While the rights body did not object to the original decree proclaimed by President Francois Hollande after last November’s terrorist attacks in Paris, “the state of law has been bi-passed” in its many extensions, Lazerges said during a Nov. 15 meeting with AAPA members.

“I’m not trying to say that during the period we’re living through, that we do nothing against terrorism — obviously not,” she said, answering a question about police searches. “But we must not put social cohesion in peril just to find a bit of cannabis or heroine.”

Founded in 1947, the CNCDH is made up of 64 members, ranging from unions to environmental and rights groups such as Amnesty International and Secours Catholique.

Based in a government building across from the National Assembly that also houses France’s sports ministry and other state bodies, the CNCDH oversees France’s adherence to international agreements, produces reports on issues like housing, immigration, drug use and identity controls, and offers opinions on various government measures.

It also has access to key government members that sometimes allows it to be quietly effective, Lazerges says.

As a case in point, she describes a meeting earlier this year with interior minister Bernard Cazeneuve (now France’s prime minister) which she believes helped reverse plans to close the Grande-Synthe migrant camp near Calais.

When it comes to the state of emergency — which the government now wants to extend through next year’s elections — the CNCDH has criticized the methods and effectiveness of tactics like police searches and house arrests.

“A family that’s been targeted in a police search wants to do only one thing,” Lazerges said. “To move out, because it feels stigmatized — certainly not to appear before an administrative court asking for reparations and compensation for the damage that was done.”

On the burkini, the CNCDH has opposed efforts by some mayors to ban the Muslim swimwear on public beaches.
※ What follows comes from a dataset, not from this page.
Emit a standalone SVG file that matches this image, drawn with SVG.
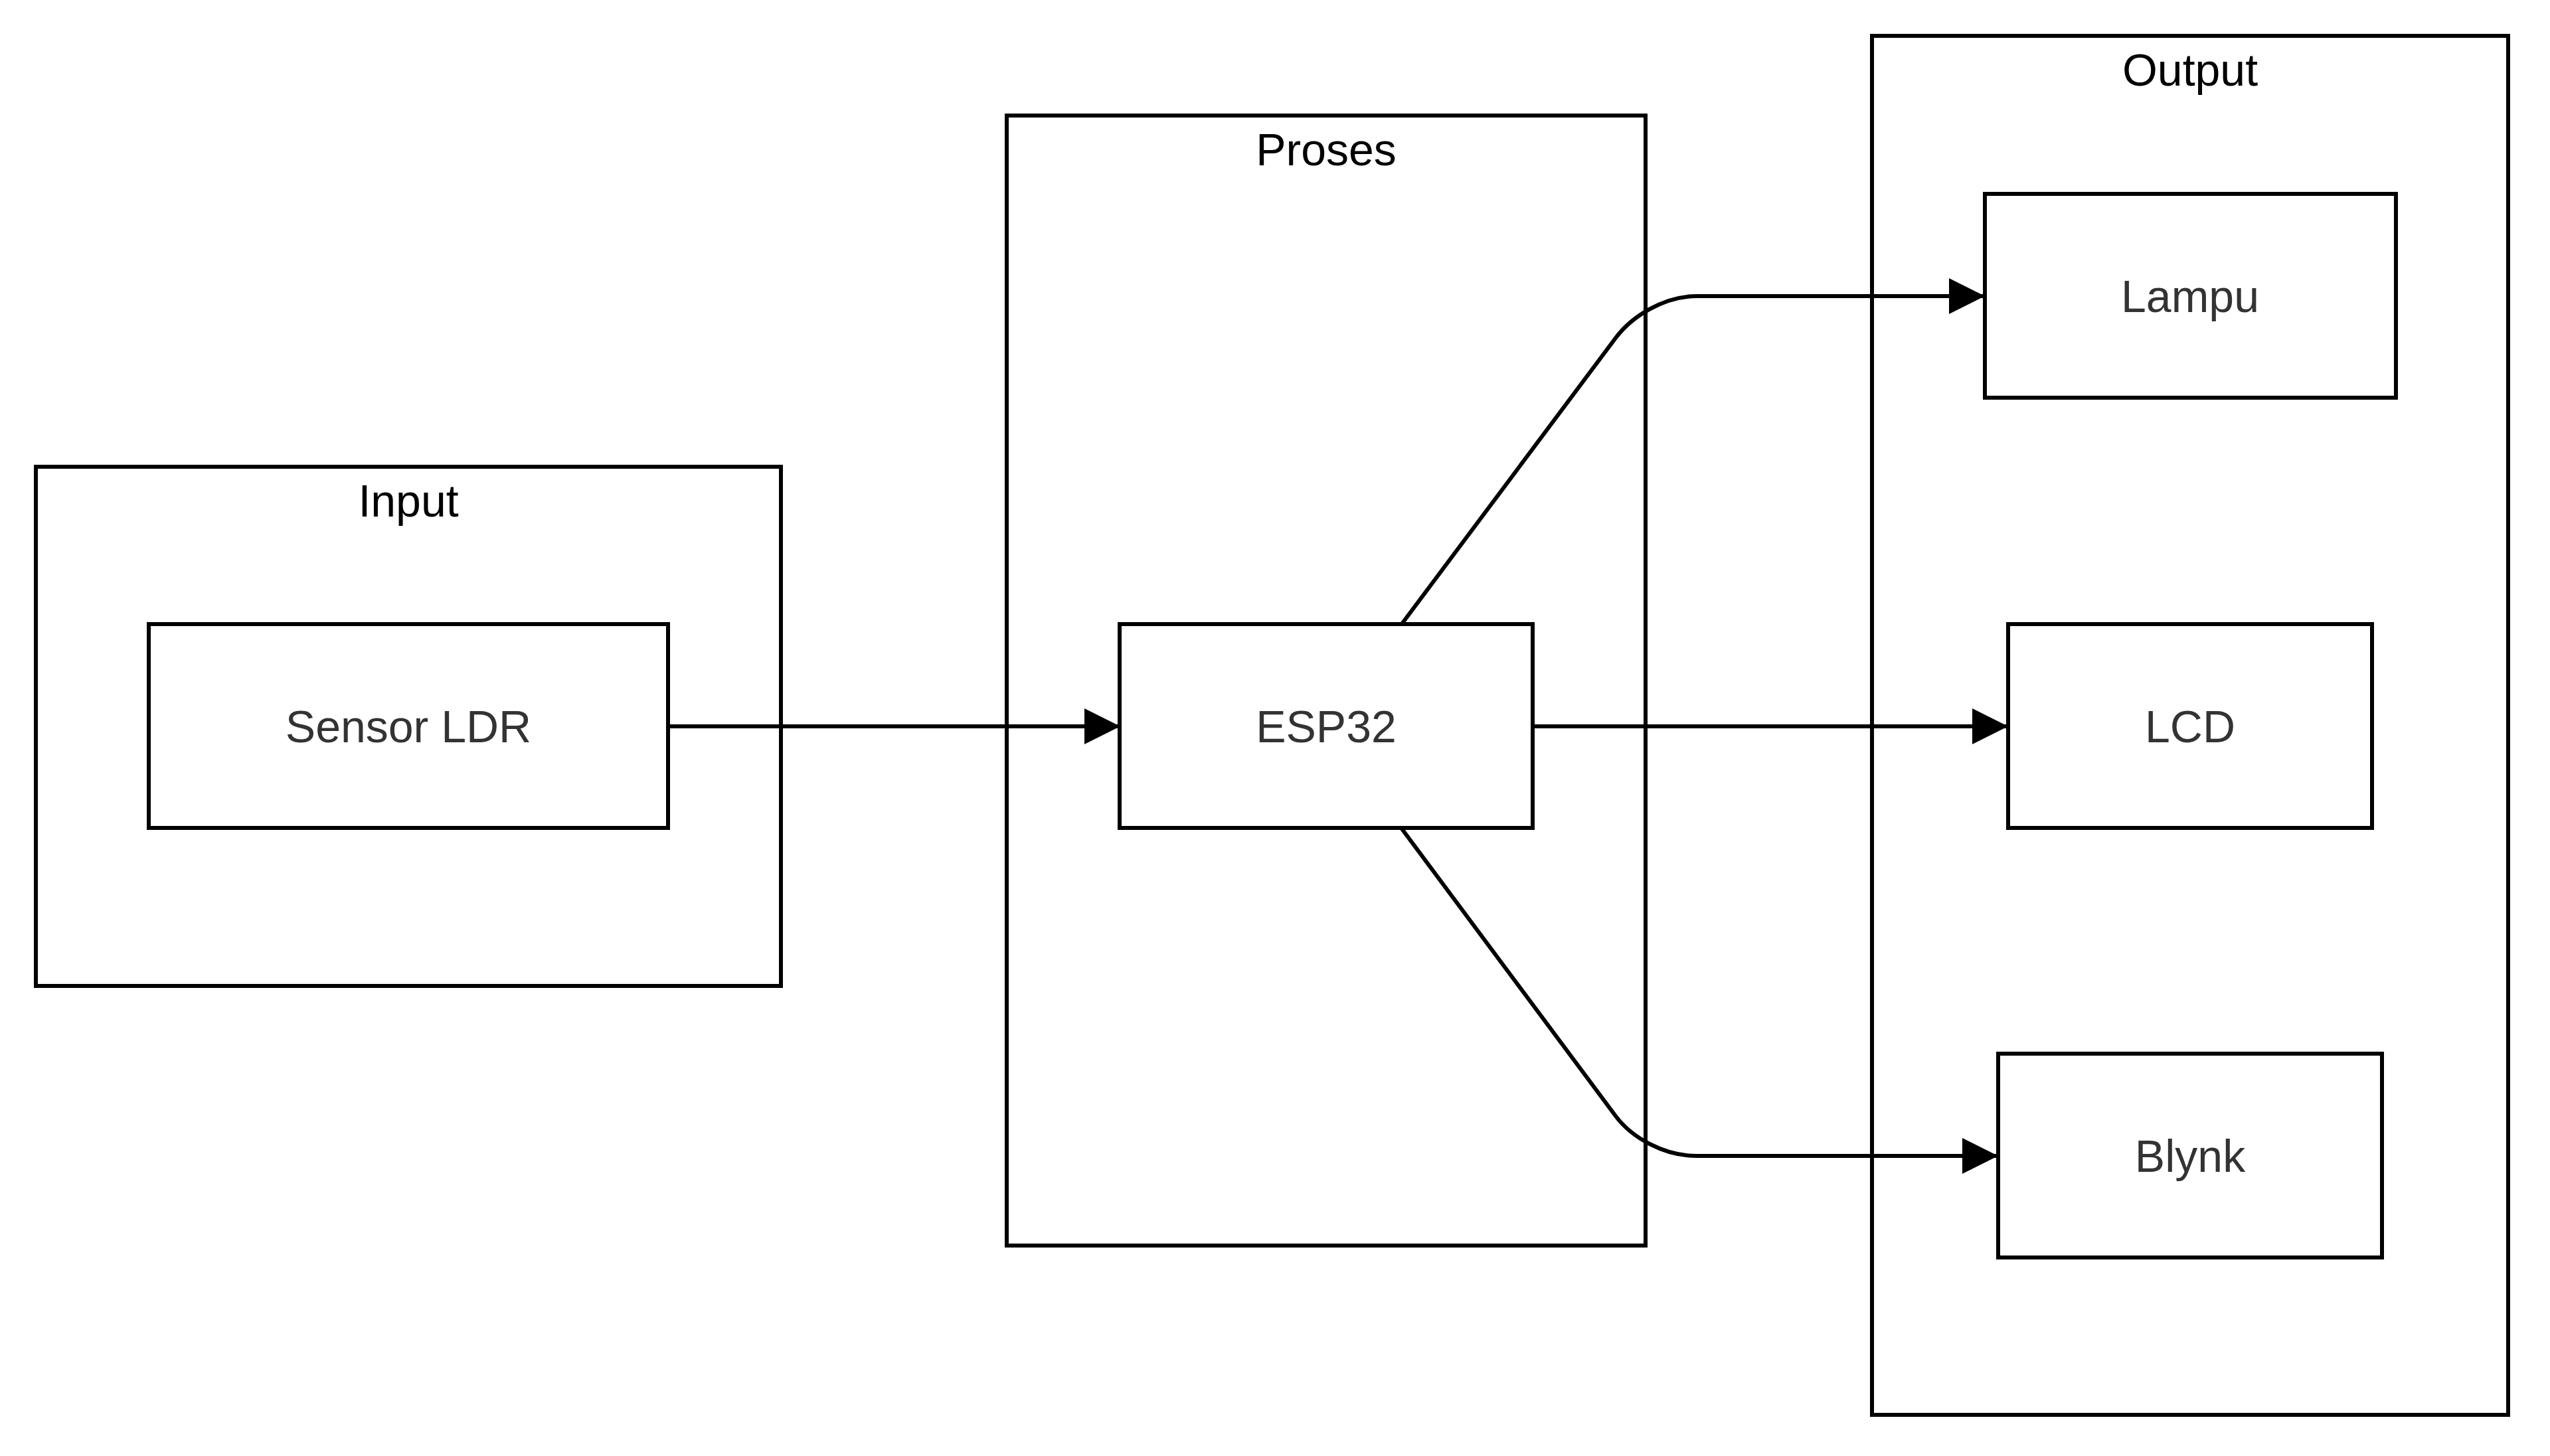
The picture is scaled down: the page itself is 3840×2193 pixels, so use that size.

France’s 1905 law, separating church and state, means “everyone can wear a cassock, including a priest,” Lazerges said.

She also expressed concern about the broader fallout in Europe of the US presidential elections.

“I fear a ‘Trump effect,’” in France’s own presidential campaign, Lazerges said, suggesting Republican Donald Trump’s shock victory will feed extremist sentiments among some voters who feel abandoned by mainstream parties.

“What happened in the United States is, in my view, dramatic for Europe that is already doing badly,” she added. “It exonerates the far right.”